The Batman (2022) is another cinematic launch of the titular character. This version is a sad reflection of the current American zeitgeist.

Robert Pattinson portrays a broken and desiccated thing: skinny, sexually repressed, with disheveled hair and runny mascara. This Batman isn’t a cavalier playboy hiding his dark persona, he is a brittle shell of vengeance. He cracks upon learning Thomas Wayne had morally questionable associates within organized crime (echoes of Kennedy?).

Riddler is an antifa agent of truth whose intelligence and gamesmanship plays the Batman to bring to light all the broken promises of the white-male oppressor class. The only virtuous character is Jim Gordon (Jeffrey Wright), steady and incorruptible, a conscience surrounded by cynics.

This Batman manages to move past his disillusionment to become the savior “hero” but he remains a sullen and psychologically broken one – isolated and ignoring the family fortune.

Zoë Kravitz has the best role and well-portrays Catwoman. She is the strongest character, with clear maternal protective-instincts paired with sexual assertiveness and a gritty “I can do it alone” attitude. But she rejects the idea of changing Gotham for the good and abandons it. 

The bleakness of the built environment is exacerbated by the constant rain. The seawall breach provides the literal deluge, a “climactic” and climate-themed cleansing that washes nothing clean.

Fortunately, Riddler is portrayed as insane – a deeply disturbed orphan whose origin story is explanatory without being exculpatory.

I watched the film over two nights, the second after attending a Political Action Committee fundraiser for local Portland candidates. The political presentations were brief and boring, they were there to fish for funding. The more interesting presentation was of the independent polling data by dhm research.

The overall confidence in current Portland officials is 8% – the lowest ever recorded.

never worse

Prime issues of concern for Portlanders are homelessness and crime – with point spreads unheard of (>30%) above other issues, which indicates an overwhelming concern.

What’s missing – education and taxes, the usual concerns

And not a concern that we need help these people but rather that they need be relocated.

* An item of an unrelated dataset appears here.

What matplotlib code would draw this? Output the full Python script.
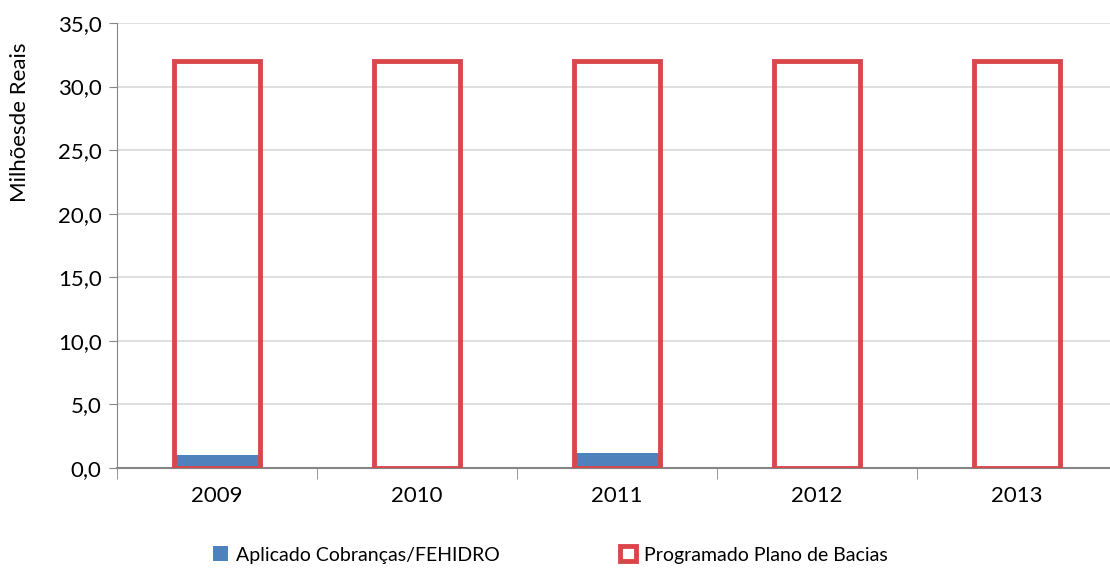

Not in my back yard attitude – and get the police support (good luck finding them!)

Earlier that week, while walking the industrial park near Kyrian’s dance school, I spoke with a Beaverton K-9 officer, Doc. He told me homelessness there was manageable, but the issue wasn’t displaced workers—it was addiction and migration. “They’re not locals who fell on hard times,” he said, “they’re shipped in.”

The broader Oregon concerns – pay attention to the point spread

The broader Oregon data show the same divergence: economic anxiety trailing far behind the visceral fear of civic disorder. It’s Gotham in slow motion.

Nolan and Bale’s Batman Begins (2005) offered a virile, duty-bound Bruce Wayne. Seventeen years later, Reeves gives us a spectral heir, paralyzed by his father’s sins. Let’s hope this incarnation soon feels dated and that our heroes, fictional and civic alike, recover conviction.